Plain old mutual funds are no longer the vehicle of choice for financial advisors -- they now prefer exchange-traded funds. The news may not be a surprise, but it is official, according to research released by the
Financial Planning Association (FPA).
While the FPA did not find that more assets are in ETFs as compared to mutual funds (POMFs, perhaps?) its
2015 Trends in Investing Survey found that 81 percent of advisors are now using or recommending ETFs to clients.
Yet, mutual funds have not totally lost their cool. The FPA reports that 78 percent of advisors are recommending or using mutual funds with clients. Just 23 percent of advisors said that they would recommend or use mutual fund wraps with clients during the next 12 months.
This is the first time that ETFs have outpaced POMFs in the survey.
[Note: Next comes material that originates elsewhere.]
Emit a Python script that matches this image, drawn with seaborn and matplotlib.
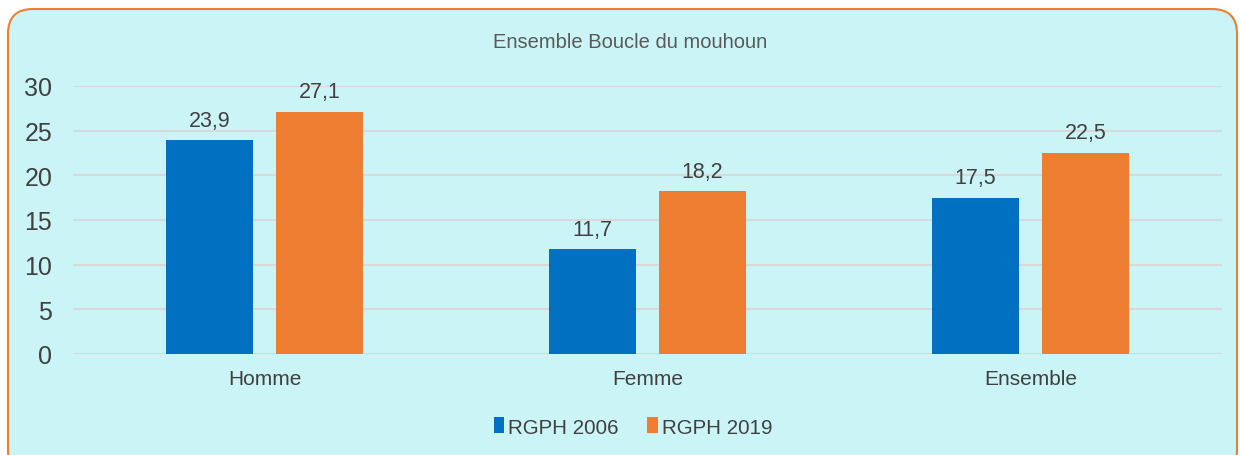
import pandas as pd
import seaborn as sns
import matplotlib.pyplot as plt
from matplotlib.patches import FancyBboxPatch

categories = ["Homme", "Femme", "Ensemble"]
rgph_2006 = [23.9, 11.7, 17.5]
rgph_2019 = [27.1, 18.2, 22.5]
series = ["RGPH 2006", "RGPH 2019"]
colors = ["#0070C0", "#ED7D31"]

df = pd.DataFrame({
    "cat": categories * 2,
    "val": rgph_2006 + rgph_2019,
    "serie": [series[0]] * 3 + [series[1]] * 3,
})

sns.set_style("white")
plt.rcParams["font.family"] = ["Liberation Sans", "DejaVu Sans"]

W, H = 1241, 456
fig = plt.figure(figsize=(W / 100, H / 100), dpi=100)
fig.patch.set_facecolor("white")

# rounded panel behind the axes
box = FancyBboxPatch((8 / W, -20 / H), 1229 / W, 446 / H + 20 / H,
                     boxstyle="round,pad=0,rounding_size=0.02",
                     transform=fig.transFigure, facecolor="#CBF4F6",
                     edgecolor="#ED7D31", linewidth=1.5, mutation_aspect=W / H,
                     zorder=-5)
fig.patches.append(box)

ax = fig.add_axes([73 / W, (H - 355) / H, (1222 - 73) / W, (355 - 87) / H])
ax.set_facecolor("none")

sns.barplot(data=df, x="cat", y="val", hue="serie", palette=colors,
            width=0.573, gap=0.21, ax=ax, saturation=1, legend=True,
            linewidth=0, edgecolor="none")

for cont in ax.containers:
    vals = [b.get_height() for b in cont]
    ax.bar_label(cont, labels=[f"{v:.1f}".replace(".", ",") for v in vals],
                 padding=7, fontsize=15.5, color="#404040")

ax.set_xlim(-0.5, 2.5)
ax.set_ylim(0, 30)
ax.set_yticks(range(0, 31, 5))
ax.yaxis.grid(True, color="#D9D9D9", linewidth=1.5)
ax.set_axisbelow(True)
for s in ax.spines.values():
    s.set_visible(False)
ax.tick_params(axis="y", length=0, labelsize=18, labelcolor="#404040", pad=15)
ax.tick_params(axis="x", length=0, labelsize=15, labelcolor="#404040", pad=11)
ax.set_xlabel("")
ax.set_ylabel("")

fig.text(630 / W, (H - 43) / H, "Ensemble Boucle du mouhoun", ha="center",
         va="center", fontsize=14.5, color="#595959")

ax.legend(loc="center", bbox_to_anchor=(633 / W, (H - 428) / H),
          bbox_transform=fig.transFigure, ncol=2, frameon=False,
          fontsize=14.8, labelcolor="#404040", handlelength=0.5,
          handleheight=0.8, handletextpad=0.2, columnspacing=1.4)

fig.savefig("out.png", dpi=100)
The FPA first surveyed advisors on the issue in 2006 and at that time just 40 percent were using or recommending ETFs.
Still, not all ETFs are equally popular with advisors. Just 22 percent say they have used smart beta ETFs with clients in the last 12 months.
Separately,
Cerulli Associates confirms that ETF assets reached more than $2.1 trillion at the end of April. That is a fraction of the $12.6 trillion of assets in mutual funds.
Flows into ETFs were nearly $15 billion during the month.
The most popular type of mutual fund in April were foreign large blend funds which pulled in $11.6 billion of net flows in April.